What to work on:
Could you write out the opening lines of the data, word for word, stopping after the line that contains "let myChart = echarts.init(document.getElementById('main'));"?

--- Start Input data ---

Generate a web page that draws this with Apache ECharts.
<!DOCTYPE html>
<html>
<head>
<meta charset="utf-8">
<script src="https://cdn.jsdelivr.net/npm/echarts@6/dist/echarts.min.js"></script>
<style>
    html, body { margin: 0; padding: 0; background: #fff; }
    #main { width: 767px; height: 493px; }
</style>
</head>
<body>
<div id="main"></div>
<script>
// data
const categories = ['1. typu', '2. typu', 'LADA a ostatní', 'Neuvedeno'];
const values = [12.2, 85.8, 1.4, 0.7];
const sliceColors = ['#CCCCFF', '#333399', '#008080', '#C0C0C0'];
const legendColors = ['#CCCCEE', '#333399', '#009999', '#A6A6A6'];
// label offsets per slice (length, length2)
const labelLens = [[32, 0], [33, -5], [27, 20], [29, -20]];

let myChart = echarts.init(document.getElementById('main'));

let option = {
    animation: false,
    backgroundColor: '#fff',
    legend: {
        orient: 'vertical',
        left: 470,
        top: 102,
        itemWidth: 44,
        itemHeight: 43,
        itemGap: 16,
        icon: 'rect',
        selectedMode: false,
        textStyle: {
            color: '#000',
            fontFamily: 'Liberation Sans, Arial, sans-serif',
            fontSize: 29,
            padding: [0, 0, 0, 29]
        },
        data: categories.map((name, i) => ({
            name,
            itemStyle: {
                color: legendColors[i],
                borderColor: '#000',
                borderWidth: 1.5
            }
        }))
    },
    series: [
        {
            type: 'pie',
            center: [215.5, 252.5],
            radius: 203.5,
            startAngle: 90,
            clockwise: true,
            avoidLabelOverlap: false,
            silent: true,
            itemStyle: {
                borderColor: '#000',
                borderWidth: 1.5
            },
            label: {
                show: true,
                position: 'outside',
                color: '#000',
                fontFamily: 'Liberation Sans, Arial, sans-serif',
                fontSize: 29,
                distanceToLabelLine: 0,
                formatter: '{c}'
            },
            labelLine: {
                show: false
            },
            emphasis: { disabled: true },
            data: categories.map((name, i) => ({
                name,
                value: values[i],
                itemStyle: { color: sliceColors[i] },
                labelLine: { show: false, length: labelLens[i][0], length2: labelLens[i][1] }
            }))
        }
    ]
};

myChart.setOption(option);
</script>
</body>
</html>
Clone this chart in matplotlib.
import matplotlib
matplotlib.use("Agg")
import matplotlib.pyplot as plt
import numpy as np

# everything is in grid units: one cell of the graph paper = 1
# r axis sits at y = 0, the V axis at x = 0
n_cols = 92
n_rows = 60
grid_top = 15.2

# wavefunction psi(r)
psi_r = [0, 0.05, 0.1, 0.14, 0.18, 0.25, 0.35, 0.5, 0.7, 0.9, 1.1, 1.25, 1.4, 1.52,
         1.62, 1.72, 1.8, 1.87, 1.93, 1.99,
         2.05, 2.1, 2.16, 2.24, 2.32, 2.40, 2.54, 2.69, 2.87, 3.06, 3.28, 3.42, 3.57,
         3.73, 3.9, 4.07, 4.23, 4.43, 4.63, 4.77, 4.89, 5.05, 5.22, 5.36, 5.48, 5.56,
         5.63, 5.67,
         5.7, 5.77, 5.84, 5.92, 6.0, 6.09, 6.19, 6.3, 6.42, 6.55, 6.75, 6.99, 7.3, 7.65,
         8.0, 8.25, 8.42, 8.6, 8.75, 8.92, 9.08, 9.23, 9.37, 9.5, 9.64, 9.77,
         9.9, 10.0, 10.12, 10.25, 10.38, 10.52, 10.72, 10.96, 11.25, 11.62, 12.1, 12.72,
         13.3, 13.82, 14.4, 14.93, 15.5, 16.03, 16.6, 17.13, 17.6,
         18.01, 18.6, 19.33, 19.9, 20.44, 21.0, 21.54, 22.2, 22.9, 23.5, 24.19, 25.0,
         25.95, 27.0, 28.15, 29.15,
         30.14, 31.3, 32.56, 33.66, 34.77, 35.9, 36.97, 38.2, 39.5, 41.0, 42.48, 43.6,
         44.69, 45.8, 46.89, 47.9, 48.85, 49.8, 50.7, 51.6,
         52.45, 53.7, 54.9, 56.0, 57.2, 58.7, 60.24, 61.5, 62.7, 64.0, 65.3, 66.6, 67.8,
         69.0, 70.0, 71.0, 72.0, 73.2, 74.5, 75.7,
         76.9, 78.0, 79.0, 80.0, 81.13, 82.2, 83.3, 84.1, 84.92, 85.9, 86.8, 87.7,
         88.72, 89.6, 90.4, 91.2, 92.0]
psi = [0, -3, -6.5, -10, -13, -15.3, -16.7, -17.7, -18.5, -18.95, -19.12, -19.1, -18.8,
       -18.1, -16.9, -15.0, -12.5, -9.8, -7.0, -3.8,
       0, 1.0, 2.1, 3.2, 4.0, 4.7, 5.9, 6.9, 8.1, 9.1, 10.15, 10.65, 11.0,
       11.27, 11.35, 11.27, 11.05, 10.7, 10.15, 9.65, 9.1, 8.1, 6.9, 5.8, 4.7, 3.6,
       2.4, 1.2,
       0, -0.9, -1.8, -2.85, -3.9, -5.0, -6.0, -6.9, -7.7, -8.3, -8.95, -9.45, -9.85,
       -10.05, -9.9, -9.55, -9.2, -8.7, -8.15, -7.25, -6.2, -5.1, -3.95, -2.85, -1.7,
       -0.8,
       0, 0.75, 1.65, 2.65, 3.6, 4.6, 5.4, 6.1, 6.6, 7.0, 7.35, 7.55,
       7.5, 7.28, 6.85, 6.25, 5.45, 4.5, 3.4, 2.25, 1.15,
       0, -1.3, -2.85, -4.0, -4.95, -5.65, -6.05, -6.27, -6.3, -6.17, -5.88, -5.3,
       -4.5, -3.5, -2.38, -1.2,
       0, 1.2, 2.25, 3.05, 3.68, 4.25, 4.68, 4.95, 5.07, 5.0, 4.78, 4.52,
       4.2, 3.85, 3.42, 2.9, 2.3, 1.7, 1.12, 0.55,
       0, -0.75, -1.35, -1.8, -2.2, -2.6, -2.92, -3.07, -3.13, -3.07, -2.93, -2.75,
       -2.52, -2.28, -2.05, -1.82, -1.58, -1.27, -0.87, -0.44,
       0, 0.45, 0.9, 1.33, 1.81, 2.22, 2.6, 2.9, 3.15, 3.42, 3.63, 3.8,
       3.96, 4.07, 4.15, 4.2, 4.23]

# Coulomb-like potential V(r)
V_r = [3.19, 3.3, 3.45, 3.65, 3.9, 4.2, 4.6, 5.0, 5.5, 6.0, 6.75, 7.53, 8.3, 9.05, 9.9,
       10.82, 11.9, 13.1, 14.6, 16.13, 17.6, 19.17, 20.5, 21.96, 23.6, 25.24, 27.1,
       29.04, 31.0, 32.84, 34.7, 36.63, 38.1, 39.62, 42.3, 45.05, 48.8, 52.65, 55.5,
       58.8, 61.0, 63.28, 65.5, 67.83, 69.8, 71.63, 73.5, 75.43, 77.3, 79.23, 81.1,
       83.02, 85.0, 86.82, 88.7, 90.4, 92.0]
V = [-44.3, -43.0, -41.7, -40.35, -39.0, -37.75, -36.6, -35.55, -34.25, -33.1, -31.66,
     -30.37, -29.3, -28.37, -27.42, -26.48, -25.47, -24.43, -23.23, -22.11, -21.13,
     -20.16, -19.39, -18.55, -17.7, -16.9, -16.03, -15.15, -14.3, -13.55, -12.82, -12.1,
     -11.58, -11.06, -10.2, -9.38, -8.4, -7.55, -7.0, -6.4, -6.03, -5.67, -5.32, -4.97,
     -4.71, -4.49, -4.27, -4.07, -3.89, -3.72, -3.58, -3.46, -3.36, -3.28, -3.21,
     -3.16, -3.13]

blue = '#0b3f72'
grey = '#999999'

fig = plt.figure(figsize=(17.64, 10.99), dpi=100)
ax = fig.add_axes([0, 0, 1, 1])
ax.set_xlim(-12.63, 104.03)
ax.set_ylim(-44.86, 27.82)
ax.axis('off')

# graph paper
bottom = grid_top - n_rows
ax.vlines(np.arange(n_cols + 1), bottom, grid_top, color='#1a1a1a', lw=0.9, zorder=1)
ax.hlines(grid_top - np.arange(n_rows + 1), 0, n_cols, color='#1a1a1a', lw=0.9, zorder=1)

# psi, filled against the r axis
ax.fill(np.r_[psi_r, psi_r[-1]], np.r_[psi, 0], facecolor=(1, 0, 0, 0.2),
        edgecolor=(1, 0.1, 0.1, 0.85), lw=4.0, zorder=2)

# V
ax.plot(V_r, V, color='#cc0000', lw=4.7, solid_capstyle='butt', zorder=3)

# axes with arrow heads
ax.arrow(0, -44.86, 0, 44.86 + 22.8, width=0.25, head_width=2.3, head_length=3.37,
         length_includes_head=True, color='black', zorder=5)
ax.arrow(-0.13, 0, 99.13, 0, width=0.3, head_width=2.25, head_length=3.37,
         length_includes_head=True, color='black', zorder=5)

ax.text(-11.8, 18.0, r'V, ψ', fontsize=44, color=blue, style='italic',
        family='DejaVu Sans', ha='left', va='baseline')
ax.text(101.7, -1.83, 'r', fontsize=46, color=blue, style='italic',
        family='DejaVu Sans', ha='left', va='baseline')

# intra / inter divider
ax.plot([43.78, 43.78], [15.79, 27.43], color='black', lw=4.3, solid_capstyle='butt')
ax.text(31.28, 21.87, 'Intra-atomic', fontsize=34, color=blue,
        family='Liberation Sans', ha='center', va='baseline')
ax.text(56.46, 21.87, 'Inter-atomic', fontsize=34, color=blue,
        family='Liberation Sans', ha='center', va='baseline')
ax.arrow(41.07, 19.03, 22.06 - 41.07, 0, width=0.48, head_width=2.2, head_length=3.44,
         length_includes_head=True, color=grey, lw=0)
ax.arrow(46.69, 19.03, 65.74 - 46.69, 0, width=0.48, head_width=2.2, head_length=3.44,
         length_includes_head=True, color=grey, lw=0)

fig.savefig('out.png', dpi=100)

--- End Input data ---

Answer for the task:
Generate a web page that draws this with Apache ECharts.
<!DOCTYPE html>
<html>
<head>
<meta charset="utf-8">
<script src="https://cdn.jsdelivr.net/npm/echarts@6/dist/echarts.min.js"></script>
<style>
    html, body { margin: 0; padding: 0; background: #fff; }
    #main { width: 767px; height: 493px; }
</style>
</head>
<body>
<div id="main"></div>
<script>
// data
const categories = ['1. typu', '2. typu', 'LADA a ostatní', 'Neuvedeno'];
const values = [12.2, 85.8, 1.4, 0.7];
const sliceColors = ['#CCCCFF', '#333399', '#008080', '#C0C0C0'];
const legendColors = ['#CCCCEE', '#333399', '#009999', '#A6A6A6'];
// label offsets per slice (length, length2)
const labelLens = [[32, 0], [33, -5], [27, 20], [29, -20]];

let myChart = echarts.init(document.getElementById('main'));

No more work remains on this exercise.